Vamos lá, com um pouco mais de calma. Adoraria, como fez o querido e competentíssimo Leonardo Bruno hoje, no Globo, enxergar na vitória da (grande) Beija-Flor um triunfo da emoção sobre a frieza dos critérios técnicos que balizam o julgamento do desfile. Mas não consigo: a história do Carnaval revela o poder institucional da escola e a dificuldade que julgadores têm para puni-la. Duvido que o mesmo desfile seria vencedor caso fosse apresentado por qualquer outra agremiação.

Seria absurdo tirar pontos da Beija-Flor em quesitos como evolução, harmonia, mestre-sala e porta-bandeira, samba enredo – seu ‘chão’ é espetacular, nunca deixei de reconhecer. Mas foi absurdo que muitos pontos não tenham sido tirados em fantasias, alegorias e enredo (a própria- sinopse é confusa, fala num Frankestein vítima de preconceito – pelo que entendi, nós, povo brasileiro, é que seríamos o monstro repudiado e discriminado. Mas a realização do enredo foi ainda pior, indecifrável, uma mera colagem de mazelas não carnavalizadas, não interpretadas, o Frankestein não deve ter entendido nada).

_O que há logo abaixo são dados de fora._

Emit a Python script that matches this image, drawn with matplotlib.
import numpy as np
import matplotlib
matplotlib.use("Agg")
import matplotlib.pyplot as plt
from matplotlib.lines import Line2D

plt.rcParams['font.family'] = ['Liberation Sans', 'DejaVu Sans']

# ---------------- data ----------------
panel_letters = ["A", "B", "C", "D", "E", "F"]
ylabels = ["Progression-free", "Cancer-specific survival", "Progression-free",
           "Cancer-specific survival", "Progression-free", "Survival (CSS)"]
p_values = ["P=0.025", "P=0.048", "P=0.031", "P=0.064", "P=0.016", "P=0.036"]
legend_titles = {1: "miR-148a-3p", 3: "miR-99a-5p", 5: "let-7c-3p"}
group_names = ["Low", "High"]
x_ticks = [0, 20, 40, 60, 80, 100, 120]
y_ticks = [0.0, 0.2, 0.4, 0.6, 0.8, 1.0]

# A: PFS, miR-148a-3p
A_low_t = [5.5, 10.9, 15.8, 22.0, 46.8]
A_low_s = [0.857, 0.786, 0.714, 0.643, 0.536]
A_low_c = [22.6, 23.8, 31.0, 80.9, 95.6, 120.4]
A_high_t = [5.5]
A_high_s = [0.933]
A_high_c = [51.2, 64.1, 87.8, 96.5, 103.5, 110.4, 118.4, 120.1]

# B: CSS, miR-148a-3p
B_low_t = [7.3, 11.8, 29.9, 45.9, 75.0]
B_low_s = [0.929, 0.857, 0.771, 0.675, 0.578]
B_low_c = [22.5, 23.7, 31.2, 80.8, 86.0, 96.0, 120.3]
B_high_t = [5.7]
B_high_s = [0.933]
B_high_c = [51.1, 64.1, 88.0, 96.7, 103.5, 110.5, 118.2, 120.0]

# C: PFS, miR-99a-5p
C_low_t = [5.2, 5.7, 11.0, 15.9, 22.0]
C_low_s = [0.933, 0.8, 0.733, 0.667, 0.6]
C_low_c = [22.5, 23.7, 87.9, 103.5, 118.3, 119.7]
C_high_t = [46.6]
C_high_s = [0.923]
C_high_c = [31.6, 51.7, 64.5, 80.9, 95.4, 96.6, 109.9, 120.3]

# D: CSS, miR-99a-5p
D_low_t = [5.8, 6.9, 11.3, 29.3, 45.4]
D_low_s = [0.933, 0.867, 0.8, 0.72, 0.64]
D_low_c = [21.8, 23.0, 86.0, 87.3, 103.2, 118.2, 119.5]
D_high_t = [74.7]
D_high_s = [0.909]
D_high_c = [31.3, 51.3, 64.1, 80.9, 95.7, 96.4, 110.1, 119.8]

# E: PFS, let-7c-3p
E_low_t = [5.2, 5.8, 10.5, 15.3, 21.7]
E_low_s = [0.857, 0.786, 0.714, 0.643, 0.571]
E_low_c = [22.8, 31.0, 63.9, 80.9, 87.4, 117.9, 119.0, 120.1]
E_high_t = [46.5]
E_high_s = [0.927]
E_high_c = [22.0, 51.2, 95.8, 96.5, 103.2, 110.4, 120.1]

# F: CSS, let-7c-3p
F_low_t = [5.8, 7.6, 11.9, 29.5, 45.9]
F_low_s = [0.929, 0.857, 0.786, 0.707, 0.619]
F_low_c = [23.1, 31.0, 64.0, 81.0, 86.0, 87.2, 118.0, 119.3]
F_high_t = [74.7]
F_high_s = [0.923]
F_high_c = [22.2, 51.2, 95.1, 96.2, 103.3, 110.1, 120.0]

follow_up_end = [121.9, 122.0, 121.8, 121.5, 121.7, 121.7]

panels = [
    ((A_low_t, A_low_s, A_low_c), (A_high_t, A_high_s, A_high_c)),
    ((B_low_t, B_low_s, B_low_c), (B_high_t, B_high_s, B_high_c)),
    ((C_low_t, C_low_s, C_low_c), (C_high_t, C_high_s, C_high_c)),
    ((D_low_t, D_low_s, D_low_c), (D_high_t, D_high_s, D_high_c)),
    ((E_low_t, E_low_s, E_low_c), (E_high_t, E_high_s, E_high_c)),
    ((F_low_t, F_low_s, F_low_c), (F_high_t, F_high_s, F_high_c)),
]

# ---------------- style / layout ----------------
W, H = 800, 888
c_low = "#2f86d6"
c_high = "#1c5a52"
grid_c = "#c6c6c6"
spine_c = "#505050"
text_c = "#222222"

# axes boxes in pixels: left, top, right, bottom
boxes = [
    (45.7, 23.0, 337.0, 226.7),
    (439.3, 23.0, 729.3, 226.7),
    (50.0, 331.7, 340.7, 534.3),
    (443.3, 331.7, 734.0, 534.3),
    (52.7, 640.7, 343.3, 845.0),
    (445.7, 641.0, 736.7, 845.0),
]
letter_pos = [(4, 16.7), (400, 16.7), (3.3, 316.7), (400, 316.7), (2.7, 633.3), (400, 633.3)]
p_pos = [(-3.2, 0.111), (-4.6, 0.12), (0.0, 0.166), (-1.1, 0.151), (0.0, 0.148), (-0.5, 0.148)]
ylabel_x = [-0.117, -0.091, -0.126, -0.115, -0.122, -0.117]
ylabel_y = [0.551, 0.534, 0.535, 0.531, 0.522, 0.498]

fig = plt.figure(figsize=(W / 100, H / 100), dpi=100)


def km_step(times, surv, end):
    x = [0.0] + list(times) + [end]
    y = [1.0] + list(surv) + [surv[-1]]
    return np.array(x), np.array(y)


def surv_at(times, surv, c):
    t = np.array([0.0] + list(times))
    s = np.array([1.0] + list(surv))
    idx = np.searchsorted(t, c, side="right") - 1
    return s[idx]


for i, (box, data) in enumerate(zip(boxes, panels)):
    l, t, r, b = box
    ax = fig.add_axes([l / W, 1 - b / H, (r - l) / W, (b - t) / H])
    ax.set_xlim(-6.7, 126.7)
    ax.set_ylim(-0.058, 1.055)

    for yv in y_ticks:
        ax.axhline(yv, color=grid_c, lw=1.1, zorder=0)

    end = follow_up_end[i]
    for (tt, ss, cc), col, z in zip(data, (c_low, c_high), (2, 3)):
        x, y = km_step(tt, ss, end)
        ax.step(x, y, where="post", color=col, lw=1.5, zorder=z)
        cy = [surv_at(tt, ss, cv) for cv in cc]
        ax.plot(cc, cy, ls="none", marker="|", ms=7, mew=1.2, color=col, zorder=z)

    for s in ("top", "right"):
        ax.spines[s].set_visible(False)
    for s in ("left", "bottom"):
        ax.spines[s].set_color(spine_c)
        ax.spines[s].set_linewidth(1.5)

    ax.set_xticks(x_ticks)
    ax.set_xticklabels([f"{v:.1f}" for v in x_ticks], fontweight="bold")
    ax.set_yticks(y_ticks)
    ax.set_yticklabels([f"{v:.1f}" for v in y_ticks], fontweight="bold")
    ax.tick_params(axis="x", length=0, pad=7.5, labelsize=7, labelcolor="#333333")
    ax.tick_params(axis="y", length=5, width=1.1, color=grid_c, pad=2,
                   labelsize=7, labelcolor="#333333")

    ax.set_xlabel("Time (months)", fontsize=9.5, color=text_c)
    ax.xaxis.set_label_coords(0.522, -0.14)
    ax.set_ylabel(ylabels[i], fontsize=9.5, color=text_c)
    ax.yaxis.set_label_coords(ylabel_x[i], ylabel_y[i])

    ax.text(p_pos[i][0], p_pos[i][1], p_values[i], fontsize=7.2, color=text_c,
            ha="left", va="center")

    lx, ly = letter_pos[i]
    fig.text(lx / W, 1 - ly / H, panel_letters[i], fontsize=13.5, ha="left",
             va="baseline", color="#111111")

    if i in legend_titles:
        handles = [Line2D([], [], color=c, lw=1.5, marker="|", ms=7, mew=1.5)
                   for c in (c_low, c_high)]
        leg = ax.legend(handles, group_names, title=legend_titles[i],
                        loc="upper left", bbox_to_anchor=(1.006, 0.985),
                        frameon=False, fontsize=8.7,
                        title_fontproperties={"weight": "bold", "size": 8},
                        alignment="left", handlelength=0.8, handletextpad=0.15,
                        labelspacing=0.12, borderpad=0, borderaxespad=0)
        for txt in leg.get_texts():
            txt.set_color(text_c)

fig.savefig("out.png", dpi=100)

Vi o desfile da entrada da pista, fiquei espantado com as alegorias (feias, nada criativas) e com as fantasias, óbvias, baseadas em lugares-comuns como ratos, gatunos, políticos engravatados com dinheiro saindo dos bolsos. A fantasia de barril de petróleo era constrangedoramente feia; a de dirigentes de futebol (figurantes que levavam símbolos de times em suas cartolas), patética de tão rasteira. E, como frisei em outro texto, não dá para levar caixão de estudante em alegoria. Não dá.

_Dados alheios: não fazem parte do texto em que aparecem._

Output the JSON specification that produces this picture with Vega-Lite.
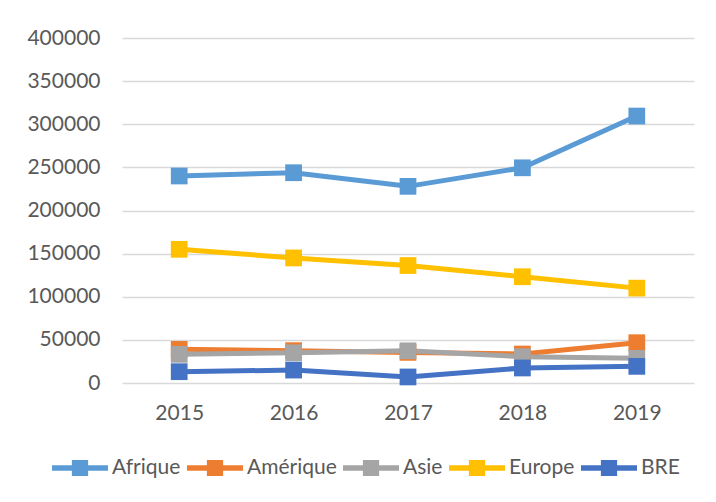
{
  "$schema": "https://vega.github.io/schema/vega-lite/v6.json",
  "width": 572,
  "height": 345,
  "autosize": "none",
  "padding": {"left": 122, "top": 38, "right": 22, "bottom": 119},
  "background": "white",
  "config": {
    "view": {"stroke": null},
    "font": "Lato"
  },
  "data": {
    "values": [
      {"serie": "Afrique", "annee": "2015", "valeur": 240000},
      {"serie": "Afrique", "annee": "2016", "valeur": 243800},
      {"serie": "Afrique", "annee": "2017", "valeur": 228000},
      {"serie": "Afrique", "annee": "2018", "valeur": 249500},
      {"serie": "Afrique", "annee": "2019", "valeur": 309500},
      {"serie": "Amérique", "annee": "2015", "valeur": 39000},
      {"serie": "Amérique", "annee": "2016", "valeur": 37500},
      {"serie": "Amérique", "annee": "2017", "valeur": 35500},
      {"serie": "Amérique", "annee": "2018", "valeur": 33600},
      {"serie": "Amérique", "annee": "2019", "valeur": 46700},
      {"serie": "Asie", "annee": "2015", "valeur": 33200},
      {"serie": "Asie", "annee": "2016", "valeur": 35000},
      {"serie": "Asie", "annee": "2017", "valeur": 37300},
      {"serie": "Asie", "annee": "2018", "valeur": 30500},
      {"serie": "Asie", "annee": "2019", "valeur": 28600},
      {"serie": "Europe", "annee": "2015", "valeur": 155000},
      {"serie": "Europe", "annee": "2016", "valeur": 145000},
      {"serie": "Europe", "annee": "2017", "valeur": 136200},
      {"serie": "Europe", "annee": "2018", "valeur": 123200},
      {"serie": "Europe", "annee": "2019", "valeur": 110000},
      {"serie": "BRE", "annee": "2015", "valeur": 13100},
      {"serie": "BRE", "annee": "2016", "valeur": 15000},
      {"serie": "BRE", "annee": "2017", "valeur": 7000},
      {"serie": "BRE", "annee": "2018", "valeur": 17400},
      {"serie": "BRE", "annee": "2019", "valeur": 19300}
    ]
  },
  "encoding": {
    "x": {
      "field": "annee",
      "type": "ordinal",
      "title": null,
      "scale": {"type": "point", "padding": 0.5},
      "axis": {
        "domain": false,
        "ticks": false,
        "grid": false,
        "labelAngle": 0,
        "labelFontSize": 21,
        "labelColor": "#595959",
        "labelPadding": 19
      }
    },
    "y": {
      "field": "valeur",
      "type": "quantitative",
      "title": null,
      "scale": {"domain": [0, 400000], "nice": false},
      "axis": {
        "values": [0, 50000, 100000, 150000, 200000, 250000, 300000, 350000, 400000],
        "format": "d",
        "domain": false,
        "ticks": false,
        "gridColor": "#d9d9d9",
        "gridWidth": 1.5,
        "labelFontSize": 21,
        "labelColor": "#595959",
        "labelPadding": 22
      }
    },
    "color": {
      "field": "serie",
      "type": "nominal",
      "sort": ["Afrique", "Amérique", "Asie", "Europe", "BRE"],
      "scale": {
        "domain": ["Afrique", "Amérique", "Asie", "Europe", "BRE"],
        "range": ["#5B9BD5", "#ED7D31", "#A5A5A5", "#FFC000", "#4472C4"]
      },
      "legend": {
        "title": null,
        "orient": "none",
        "direction": "horizontal",
        "legendX": -70,
        "legendY": 402,
        "labelFontSize": 21,
        "labelColor": "#595959",
        "labelOffset": 4,
        "columnPadding": 6,
        "symbolSize": 3136,
        "symbolType": "M-1,-0.1H1V0.1H-1Z M-0.29,-0.29H0.29V0.29H-0.29Z",
        "symbolStrokeWidth": 0,
        "encode": {
          "symbols": {
            "update": {
              "fill": {"scale": "color", "field": "value"},
              "strokeWidth": {"value": 0}
            }
          }
        }
      }
    }
  },
  "layer": [
    {
      "mark": {"type": "line", "strokeWidth": 5},
      "encoding": {}
    },
    {
      "mark": {"type": "point", "shape": "square", "filled": true, "size": 280, "opacity": 1},
      "encoding": {}
    }
  ]
}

E há também uma questão fundamental: desfile de escola de samba, como qualquer outra criação artística, não é passeata. Arte é criação, interpretação, apresentação de leituras diferenciadas sobre diferentes temas. A Beija-Flor não fez nada disso, apenas enfileirou problemas, fez uma retrospectiva jornalística de fim de ano. O camarada Anderson Baltar desenvolveu muito bem o tema em artigo publicado antes da apuração.

Como frisou a amiga e pesquisadora de Carnaval Rachel Valença, a euforia despertada pelos desfiles da Beija-Flor e da Tuiuti revela também uma falta de canais de expressão política. As grandes manifestações que abriram caminho para o impeachment de Dilma Rousseff minguaram, os desmandos e escândalos do governo Temer não geraram protestos semelhantes.

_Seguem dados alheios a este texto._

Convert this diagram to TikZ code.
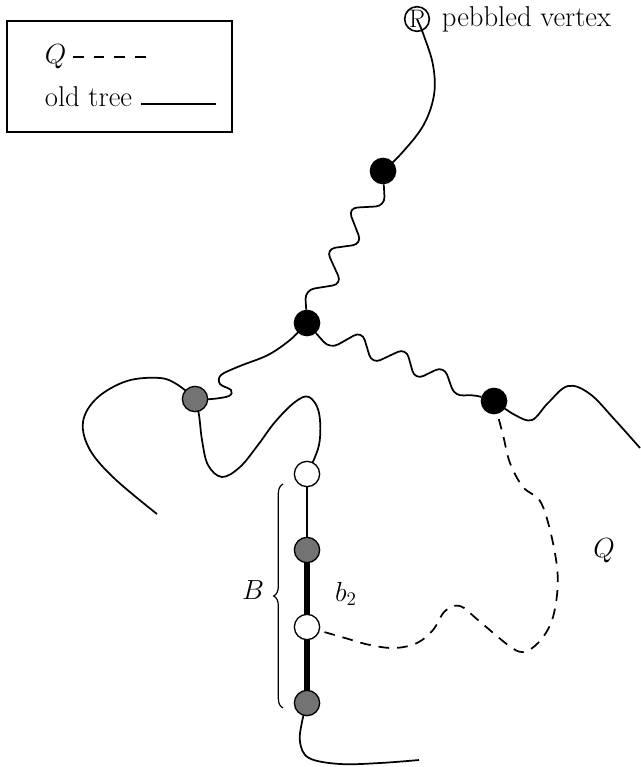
\documentclass[tikz,border=0pt]{standalone}
\usetikzlibrary{backgrounds,decorations.pathreplacing}
\begin{document}
\begin{tikzpicture}[x=0.75pt,y=-0.75pt,line width=1.3pt,
  font=\fontsize{21.5}{24}\selectfont,
  vtx/.style={circle,draw=black,line width=1pt,inner sep=0pt,minimum size=19pt},
  blackv/.style={vtx,fill=black},
  grayv/.style={vtx,fill=black!55},
  whitev/.style={vtx,fill=white},
  oldtree/.style={line width=1.3pt},
  qpath/.style={line width=1.3pt,dash pattern=on 8pt off 6pt},
  thickedge/.style={line width=4.5pt}]
\useasboundingbox (0,0) rectangle (640,767);

% legend
\node[draw,line width=1.3pt,minimum width=168.75pt,minimum height=83.25pt,inner sep=0pt] (legend) at (119.5,76.5) {};
\node[anchor=west,inner sep=0pt] (lq) at (44,57) {$Q$};
\coordinate (qd1) at (73,57);
\coordinate (qd2) at (151,57);
\draw[line width=0.8pt,dash pattern=on 8pt off 7.5pt] (qd1) -- (qd2);
\node[anchor=west,inner sep=0pt] (lo) at (44,97) {old tree};
\coordinate (ot1) at (141,104);
\coordinate (ot2) at (216,104);
\draw[line width=1pt] (ot1) -- (ot2);

% pebbled vertex
\node[circle,draw,line width=1.2pt,inner sep=0pt,minimum size=18.5pt] (P) at (417,19) {\fontsize{19}{20}\selectfont P};
\node[anchor=west,inner sep=0pt] (pv) at (441,19) {pebbled vertex};

% vertices
\node[blackv] (b1) at (383,171) {};
\node[blackv] (b2) at (307,323) {};
\node[blackv] (b3) at (494,401) {};
\node[grayv] (g1) at (195,399) {};
\node[whitev] (w1) at (307,474) {};
\node[grayv] (g2) at (307,550) {};
\node[whitev] (w2) at (307,627) {};
\node[grayv] (g3) at (307,703) {};

% labels
\node (Bl) at (253,590) {$B$};
\node (b2l) at (346,594) {$b_2$};
\node (Ql) at (604,551) {$Q$};

\coordinate (br1) at (283,708);
\coordinate (br2) at (283,484);
\draw[line width=0.9pt,decorate,decoration={brace,amplitude=7pt}] (br1) -- (br2);

\begin{pgfonlayer}{background}
  % P to b1
  \draw[oldtree] plot[smooth,tension=0.6] coordinates {(b1) (400,155) (423,126) (434,95) (433,65) (424,36) (P)};
  % b1 to b2 wave
  \draw[oldtree,rounded corners=7pt] (b1) -- (385,206) -- (348,208) -- (362,244) -- (326,249) -- (342,284) -- (305,290) -- (b2);
  % b2 to b3 wave
  \draw[oldtree,rounded corners=7pt] (b2) -- (330,349) -- (362,331) -- (372,364) -- (406,348) -- (415,380) -- (444,366) -- (455,397) -- (472,394) -- (b3);
  % b3 right
  \draw[oldtree] plot[smooth,tension=0.6] coordinates {(b3) (515,415) (532,420) (548,403) (568,386) (590,394) (615,420) (640,448)};
  % b2 to g1
  \draw[oldtree] plot[smooth,tension=0.55] coordinates {(b2) (290,340) (268,355) (240,366) (221,375) (220,384) (231,390) (229,396) (212,399) (g1)};
  % g1 left loop
  \draw[oldtree] plot[smooth,tension=0.6] coordinates {(g1) (178,385) (160,378) (127,381) (97,398) (83,422) (90,450) (115,479) (157,514)};
  % g1 down to w1
  \draw[oldtree] plot[smooth,tension=0.6] coordinates {(g1) (199,415) (202,440) (208,465) (222,477) (240,467) (258,445) (275,422) (295,402) (309,397) (319,413) (319,445) (w1)};
  % chain
  \draw[oldtree] (w1) -- (g2);
  \draw[thickedge] (g2) -- (w2);
  \draw[thickedge] (w2) -- (g3);
  % bottom
  \draw[oldtree] plot[smooth,tension=0.6] coordinates {(g3) (302,722) (300,742) (309,758) (340,764) (380,763) (419,760)};
  % Q path
  \draw[qpath] plot[smooth,tension=0.6] coordinates {(b3) (503,435) (510,463) (523,487) (540,501) (550,530) (557,567) (557,595) (551,623) (538,643) (523,652) (508,645) (478,620) (460,606) (445,611) (433,630) (417,643) (395,648) (370,645) (345,638) (w2)};
\end{pgfonlayer}
\end{tikzpicture}
\end{document}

OK, artes também podem ser canais de protesto (vale lembrar o papel da MPB durante a ditadura), mas é estranho que, no caso das escolas de samba, isso ocorra num regime democrático, que, com raras exceções, preserva o direito de manifestação. O furor causado pela Beija-Flor revela inconformismo de boa parte da população, mas também sua paralisia e incapacidade de organização, de protesto.

E, insisto, a escola apresentou um enredo conservador, que atribui todos os nossos males a um grupo de políticos ladrões: nós, que os elegemos, que eventualmente os derrubamos, não temos nada a ver com isso. Nós somos todos limpos, puros, nenhum de nós suborna guardas, nenhum de nós sonega impostos, nenhum de nós vende voto, nenhum de nós apoia polícia corrupta e violenta, nenhum de nós discursa contra os direitos humanos, nenhum de nós reclama de cotas, nenhum de nós ficou irritado ao ver negros em aviões, ninguém comparou aeroporto a rodoviária. Nenhum de nós apoia candidato à presidência que propõe bombardear favelas. A culpa é sempre dos outros – neste sentido, a Beija-Flor lavou a alma de muita gente, perdoou todos os seus pecados.

(Ah, achei justo a Mangueira, minha escola, perder pontos em comissão de frente e em bateria. Mereceria até ser punida pela alegoria que passou apagada. Mas queria apenas que tivesse havido o mesmo rigor com a escola declarada campeã).